Saturday, March 5, 2011

Damn! I thought I knew that!

I don’t know, but I like to think that the sentence “Damn! I thought I knew that!” is a kind of child, or grandchild of that one students use to answer to their moms: “Yes, mom.” when they ask the children: “Did you study for the test?”

We know, as parents and teachers that, most of the times, our children and our students are conscious that they really didn’t enough study for the test, and the final mark, in fact, is absolutely no surprise, neither for students, neither for parents; but sometimes it is really a surprise for everyone.
Some students have always been good students, always having good school marks, always preparing the tests in a satisfying manner. They also answer moms they've already enough studied. It’s why the moment teachers give them back the work with the negative evaluation is their turn to become completely stuck with the unexpected school mark. 
I really believe this kind of learning situations is relative, no matter if in a very far degree, of that one Ken Robinson tells us in the very beginning of his “The Element”:
A few years ago, I heard a wonderful story, which I'm very fond of telling. An elementary school teacher was giving a drawing class to a group of six-year-old children. At the back of the classroom sat a little girl who normally didn't pay much attention in school. In the drawing class she did. For more than twenty minutes, the girl sat with her arms curled around her paper, totally absorbed in what she was doing. The teacher found this fascinating. Eventually, she asked the girl what she was drawing.

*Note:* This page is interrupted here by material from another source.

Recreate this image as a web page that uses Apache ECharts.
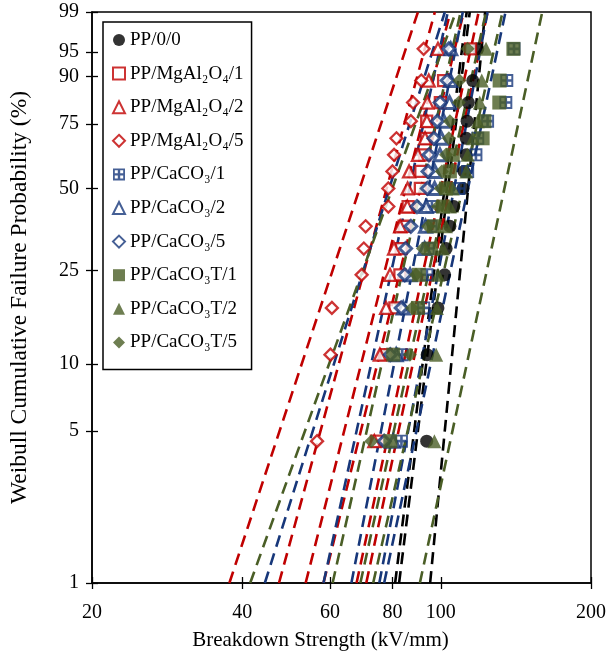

Without looking up, the girl said, 'I'm drawing a picture of God.' Surprised, the teacher said, 'But nobody knows what God looks like.' The girl said, 'They will in a minute.' I love this story because it reminds us that young children are wonderfully confident in their own imaginations. [The underline stands for our responsibility] Most of us lose this confidence as we grow up. Ask a class of first graders which of them thinks they're creative and they'll all put their hands up. Ask a group of college seniors this same question and most of them won't. I believe passionately that we are all born with tremendous natural capacities, and that we lose touch with many of them as we spend more time in the world. Ironically, one of the main reasons this happens is education. The result is that too many people never connect with their true talents and therefore don't know what they're really capable of achieving. In that sense, they don't know who they really are. in Robinson, K. and Aronica, L. (2009). The element. How finding your passion changes everything, p. xi. New York: Penguin Group.